Maurits Cornelis Escher – L’expérience spatiale

[09/08/2011]

 

Les étranges constructions mentales de M.C. Escher n’en finissent pas de fasciner. Elles s’exposent à Grenade (28 mars-14 oct. 2011) sur le site monumental de l’Alhambra et du Generalife.

Né entre deux siècles, le Néerlandais Maurits Cornelis ESCHER (1898-1972) reçoit une formation d’architecte et de graveur à Haarlem mais ses impressionnantes constructions mentales sont moins l’œuvre d’un matheux (bien que son père soit ingénieur hydraulicien) que d’une imagination foisonnante. Quelques voyages clefs vont nourrir cet imaginaire hors du commun : des voyages qui le mènent à Sienne, en 1923, à Rome entre 1925 et 1935, à la mosquée de Cordoue et à l’Alhambra de Grenade, dont il sortira fortement impressionné. La vision des remarquables pavages (ou tessellations) du carrelage de l’Alhambra de Grenade transforme son travail à partir de 1936 et lui ouvre la voie du succès de son vivant. Connu et diffusé dans le monde entier, le vivier de ses œuvres et de ses collectionneurs se partagent les Pays-Bas (50% des transactions pour 46% du chiffre d’affaires mondial), les États-Unis (37% des transactions) et le Royaume-Uni (5% des transactions).
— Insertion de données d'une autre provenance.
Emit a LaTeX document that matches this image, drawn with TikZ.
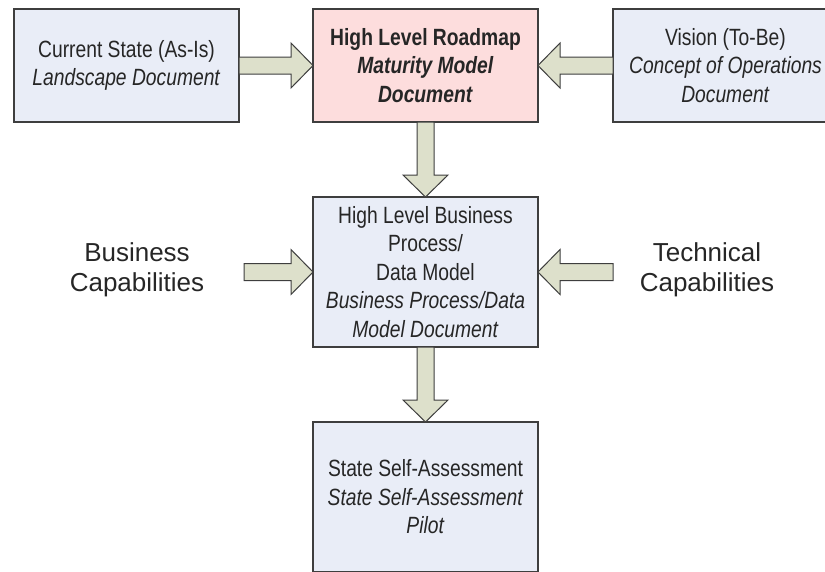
\documentclass[tikz,border=0pt]{standalone}
\usepackage{fontspec}
\setmainfont{Liberation Sans}
\newfontfamily\narrowfont[FakeStretch=0.82]{Liberation Sans}
\usetikzlibrary{calc}

\definecolor{boxblue}{RGB}{233,237,247}
\definecolor{boxpink}{RGB}{253,221,221}
\definecolor{arrowfill}{RGB}{221,224,203}
\definecolor{edgegray}{RGB}{62,62,62}
\definecolor{textgray}{RGB}{38,38,38}

% Block arrow from #1 (tail) to #2 (tip)
\newcommand{\blockarrow}[2]{%
  \path ($(#2)!22pt!(#1)$) coordinate (ba-base);
  \draw[blockarrow]
    ($(#1)!8.5pt!90:(#2)$) -- ($(ba-base)!8.5pt!-90:(#1)$)
    -- ($(ba-base)!22.5pt!-90:(#1)$) -- (#2)
    -- ($(ba-base)!22.5pt!90:(#1)$) -- ($(ba-base)!8.5pt!90:(#1)$)
    -- ($(#1)!8.5pt!-90:(#2)$) -- cycle;
}

\begin{document}
\begin{tikzpicture}[x=1pt,y=-1pt,
  box/.style={draw=edgegray, line width=1.5pt, rectangle, minimum width=225pt,
    inner sep=0pt, outer sep=0pt, align=center, text=textgray,
    font=\narrowfont\fontsize{23.5}{28.5}\selectfont},
  bluebox/.style={box, fill=boxblue},
  pinkbox/.style={box, fill=boxpink},
  sidelabel/.style={align=center, text=textgray, inner sep=0pt,
    font=\fontsize{26}{30}\selectfont},
  blockarrow/.style={draw=edgegray, fill=arrowfill, line width=1pt, line join=miter}]

\useasboundingbox (0,0) rectangle (825,571);

% Top row
\node[bluebox, minimum height=113pt] (current) at (126.5,65.5)
  {Current State (As-Is)\\\textit{Landscape Document}};
\node[pinkbox, minimum height=113pt] (roadmap) at (425.5,65.5)
  {\textbf{High Level Roadmap}\\\textbf{\textit{Maturity Model}}\\\textbf{\textit{Document}}};
\node[bluebox, minimum height=113pt] (vision) at (725.5,65.5)
  {Vision (To-Be)\\\textit{Concept of Operations}\\\textit{Document}};

% Middle row
\node[bluebox, minimum height=150pt] (process) at (425.5,272)
  {High Level Business\\Process/\\Data Model\\\textit{Business Process/Data}\\\textit{Model Document}};
\node[sidelabel] (business) at (137,270) {Business\\Capabilities};
\node[sidelabel] (technical) at (707,270) {Technical\\Capabilities};
\coordinate (businessout) at (244,272);
\coordinate (technicalout) at (613,272);

% Bottom box
\node[bluebox, minimum height=150pt] (assess) at (425.5,497)
  {State Self-Assessment\\\textit{State Self-Assessment}\\\textit{Pilot}};

% Connectors
\blockarrow{current.east}{roadmap.west}
\blockarrow{vision.west}{roadmap.east}
\blockarrow{roadmap.south}{process.north}
\blockarrow{businessout}{process.west}
\blockarrow{technicalout}{process.east}
\blockarrow{process.south}{assess.north}

\end{tikzpicture}
\end{document}
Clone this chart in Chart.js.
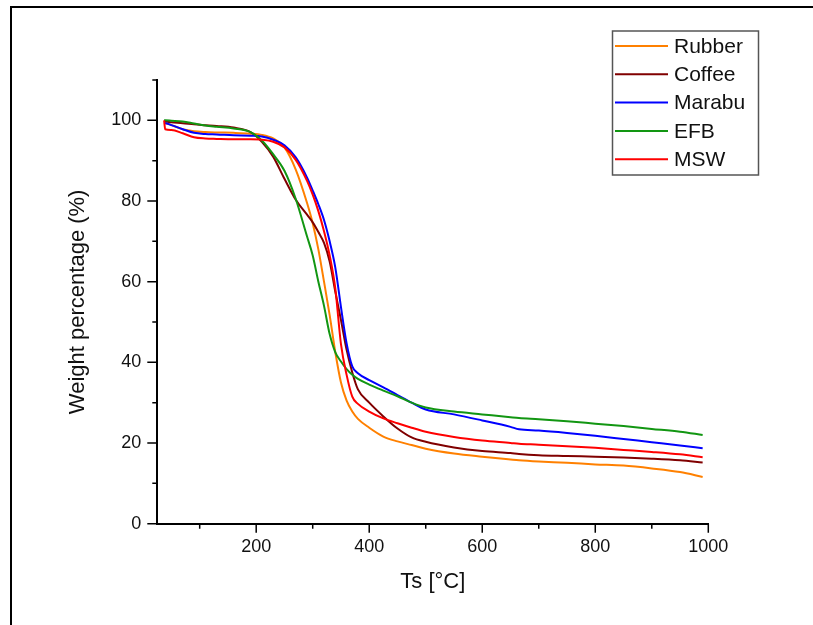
<!DOCTYPE html>
<html>
<head>
<meta charset="utf-8">
<script src="https://cdn.jsdelivr.net/npm/chart.js@4.4.0/dist/chart.umd.min.js"></script>
<style>
  html, body { margin: 0; padding: 0; background: #fff; overflow: hidden; }
  canvas { display: block; }
</style>
</head>
<body>
<canvas id="tgaChart" width="813" height="625"></canvas>
<script>
// temperature grid (°C) the curves were read at
const temperature = [37, 39, 50, 70, 90, 110, 130, 160, 190, 210, 230, 250, 270, 290, 300, 310, 320, 330, 340, 350,
  360, 370, 380, 400, 425, 450, 475, 500, 550, 600, 650, 665, 700, 750, 800, 850, 900, 950, 990];

// weight percentage (%) per sample
const rubber = [99.4, 99.3, 98.8, 97.8, 97.3, 97.1, 97.0, 96.9, 96.7, 96.4, 95.5, 93.3, 87.8, 79.5, 74.5, 68.0, 60.0, 51.7, 42.5, 35.0,
  30.5, 27.8, 26.0, 23.8, 21.6, 20.4, 19.5, 18.6, 17.4, 16.6, 15.9, 15.7, 15.4, 15.1, 14.7, 14.4, 13.7, 12.8, 11.6];
const coffee = [99.7, 99.7, 99.5, 99.3, 99.0, 98.8, 98.6, 98.2, 97.1, 94.7, 91.0, 85.5, 80.3, 76.6, 74.7, 72.3, 69.6, 65.0, 57.5, 50.5,
  43.1, 37.5, 33.3, 30.0, 26.6, 23.6, 21.4, 20.3, 18.9, 18.0, 17.5, 17.3, 17.0, 16.8, 16.6, 16.4, 16.1, 15.7, 15.2];
const marabu = [99.3, 99.3, 98.8, 97.8, 96.9, 96.6, 96.5, 96.3, 96.2, 96.0, 95.2, 93.8, 90.8, 85.8, 82.6, 79.2, 75.3, 70.0, 63.5, 53.7,
  44.7, 39.0, 37.3, 35.6, 33.8, 31.9, 30.0, 28.3, 27.1, 25.6, 24.0, 23.4, 23.1, 22.5, 21.8, 21.0, 20.2, 19.4, 18.7];
const efb = [100, 100, 99.9, 99.7, 99.2, 98.7, 98.4, 98.0, 97.1, 95.0, 91.6, 87.5, 80.5, 71.2, 66.5, 60.0, 54.0, 47.0, 42.5, 40.2,
  38.3, 36.9, 35.9, 34.5, 33.0, 31.6, 30.0, 28.8, 27.8, 27.1, 26.4, 26.2, 25.9, 25.4, 24.8, 24.2, 23.5, 22.8, 22.0];
const msw = [100, 97.8, 97.6, 96.8, 95.8, 95.5, 95.4, 95.3, 95.3, 95.2, 94.7, 93.3, 90.2, 85.0, 81.6, 77.5, 72.5, 66.5, 58.3, 44.5,
  36.9, 31.5, 29.7, 27.8, 26.1, 24.9, 23.8, 22.8, 21.5, 20.6, 20.0, 19.8, 19.6, 19.2, 18.8, 18.3, 17.8, 17.2, 16.5];

const seriesNames = ["Rubber", "Coffee", "Marabu", "EFB", "MSW"];
const seriesValues = [rubber, coffee, marabu, efb, msw];
const seriesColors = ["#ff8000", "#800000", "#0000ff", "#129612", "#ff0000"];

const xTickLabels = [200, 400, 600, 800, 1000];
const yTickLabels = [0, 20, 40, 60, 80, 100];

const FONT = "'Liberation Sans', Arial, sans-serif";

// frame, minor/major tick marks and the boxed legend
const extras = {
  id: "extras",
  beforeDraw(chart) {
    const ctx = chart.ctx;
    ctx.save();
    ctx.fillStyle = "#fff";
    ctx.fillRect(0, 0, chart.width, chart.height);
    ctx.fillStyle = "#000";
    ctx.fillRect(10, 6, chart.width, 2);
    ctx.fillRect(10, 6, 2, chart.height);
    ctx.restore();
  },
  afterDraw(chart) {
    const { ctx, chartArea, scales } = chart;
    ctx.save();
    ctx.strokeStyle = "#000";
    ctx.lineWidth = 1.5;
    ctx.beginPath();
    for (let v = 100; v <= 1000; v += 100) {
      const px = scales.x.getPixelForValue(v);
      const len = v % 200 === 0 ? 9 : 5;
      ctx.moveTo(px, chartArea.bottom);
      ctx.lineTo(px, chartArea.bottom + len);
    }
    for (let v = 0; v <= 110; v += 10) {
      const py = scales.y.getPixelForValue(v);
      const len = v % 20 === 0 ? 10 : 5;
      ctx.moveTo(chartArea.left, py);
      ctx.lineTo(chartArea.left - len, py);
    }
    ctx.stroke();

    ctx.strokeStyle = "#555";
    ctx.lineWidth = 1.5;
    ctx.strokeRect(612.5, 31, 146, 144);
    ctx.font = "21px " + FONT;
    ctx.textBaseline = "middle";
    ctx.fillStyle = "#111";
    chart.data.datasets.forEach((ds, i) => {
      const y = 46 + i * 28.3;
      ctx.strokeStyle = ds.borderColor;
      ctx.lineWidth = 2;
      ctx.beginPath();
      ctx.moveTo(615, y);
      ctx.lineTo(668, y);
      ctx.stroke();
      ctx.fillText(ds.label, 674, y + 1);
    });
    ctx.restore();
  }
};

new Chart(document.getElementById("tgaChart"), {
  type: "line",
  data: {
    datasets: seriesNames.map((name, i) => ({
      label: name,
      data: temperature.map((t, j) => ({ x: t, y: seriesValues[i][j] })),
      borderColor: seriesColors[i],
      borderWidth: 2,
      pointRadius: 0,
      fill: false,
      cubicInterpolationMode: "monotone",
      order: seriesNames.length - i
    }))
  },
  options: {
    responsive: false,
    animation: false,
    layout: { padding: { left: 55, top: 80, right: 104.7, bottom: 10 } },
    plugins: {
      legend: { display: false },
      tooltip: { enabled: false }
    },
    scales: {
      x: {
        type: "linear",
        min: 25,
        max: 1000,
        afterBuildTicks: s => { s.ticks = xTickLabels.map(v => ({ value: v })); },
        afterFit: s => { s.height = 91.3; },
        grid: { display: false, drawTicks: false },
        border: { display: true, color: "#000", width: 2 },
        ticks: {
          padding: 13,
          color: "#111",
          maxRotation: 0,
          font: { family: FONT, size: 18 },
          callback: v => String(v)
        },
        title: {
          display: true,
          text: "Ts [°C]",
          color: "#111",
          font: { family: FONT, size: 22 },
          padding: { top: 0, bottom: 20 }
        }
      },
      y: {
        type: "linear",
        min: 0,
        max: 110,
        afterBuildTicks: s => { s.ticks = yTickLabels.map(v => ({ value: v })); },
        afterFit: s => { s.width = 102.3; },
        grid: { display: false, drawTicks: false },
        border: { display: true, color: "#000", width: 2 },
        ticks: {
          padding: 16,
          color: "#111",
          font: { family: FONT, size: 18 },
          callback: v => String(v)
        },
        title: {
          display: true,
          text: "Weight percentage (%)",
          color: "#111",
          font: { family: FONT, size: 22 },
          padding: { top: 10, bottom: 0 }
        }
      }
    }
  },
  plugins: [extras]
});
</script>
</body>
</html>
Son inspiration emprunte aux géométries de l’art islamique l’art de défier les lois de la perspective et les limites de la perspicacité. Jeux de symétrie, répétition, transformation, passage d’une forme à une autre, amènent le spectateur au seuil de l’hallucination. Dans le monde revisité par M.C. Escher, il fait à la fois jour et nuit, les escaliers montent et descendent, l’Est et l’Ouest s’imbriquent à en perdre le Nord et les poissons se transforment en oiseaux avec une fluidité déconcertante.

La gravure comme art
S’il devient rapidement un bon technicien de la gravure, son moyen d’expression favori, l’artiste doit à la maturité de la quarantaine approchante l’identité esthétique qui fera son succès. Il affirme alors que La notion de relations entre la surface et l’espace est (…) source d’émotions, et l’émotion engendre une très forte impulsion – ou tout au moins un stimulant – à créer une image.Ses œuvres les plus prisées par les collectionneurs appartiennent à la série des Métamorphoses inaugurée en 1937. Cette série de gravures en couleurs sur bois est la plus cotée et la plus spectaculaire de sa carrière : un tour de force technique où se métamorphosent des figures abstraites et géométriques sur quatre mètres de large. En octobre 2008, un lot de cinq gravures Metamorphosis II (1940) doublait son estimation haute chez Sotheby’s Londres pour une enchère gagnante de 115 000 £ (204 600 $), un record pour l’artiste dont la moitié des œuvres sont accessibles pour moins de 7 300 $ et dont moins de 20% des enchères excèdent le seuil des 15 000 $. Face à la hausse des prix de certaines estampes d’époque, celles et ceux qui sont moins attachés aux qualités d’une pièce historique qu’à l’image elle-même peuvent acquérir des fac-similés en éditions limitées, dûment numérotés et estampillés par la Fondation Escher (Baarn, Pays-Bas).

Son marché est resté sain et abordable car il est presque exclusivement constitué d’estampes (96% de son marché). Or, l’estampe est par essence un procédé démocratique, où l’œuvre est un multiple produit en édition limitée et donc diffusée plus ou moins largement. On remarque cependant quelques récentes envolées pour des feuilles rares et en bon état comme Scarabées (Scarabeeën), une gravure sur bois précoce (1935, 18×24 cm) et naturaliste. Rarement proposée aux enchères, elle est une denrée de choix pour les initiés car elle porte en germe le goût des mouvements contrariés et des jeux de constructions vers lesquels l’artiste s’épanouit l’année suivante. Estimés 7 000 € en mai 2009, les deux scarabées et leur boule de bousier ont fait grimper les enchères à 17 000 € chez Bubb Kuyper (env. 23 600 $, Haarlem). En 1994, les mêmes insectes étaient accessibles pour moins de 1 400 € en salles (26 mai 1993, env. 1 650 $, Christie’s, Amsterdam).

Passé maître dans l’art de déjouer la troisième dimension sur papier, Escher s’est aussi exercé sur de petites sculptures, généralement en résine ou en métal. La cote de ces petits objets, qui a doublé en 2010, demeure raisonnable. Comptez entre 1 200 et 2 000 $ pour espérer emporter Sphere with fish, un agglomérat poissonneux dont chacun des 500 exemplaires se vendait entre 350 et 800 $ au début des années 2000.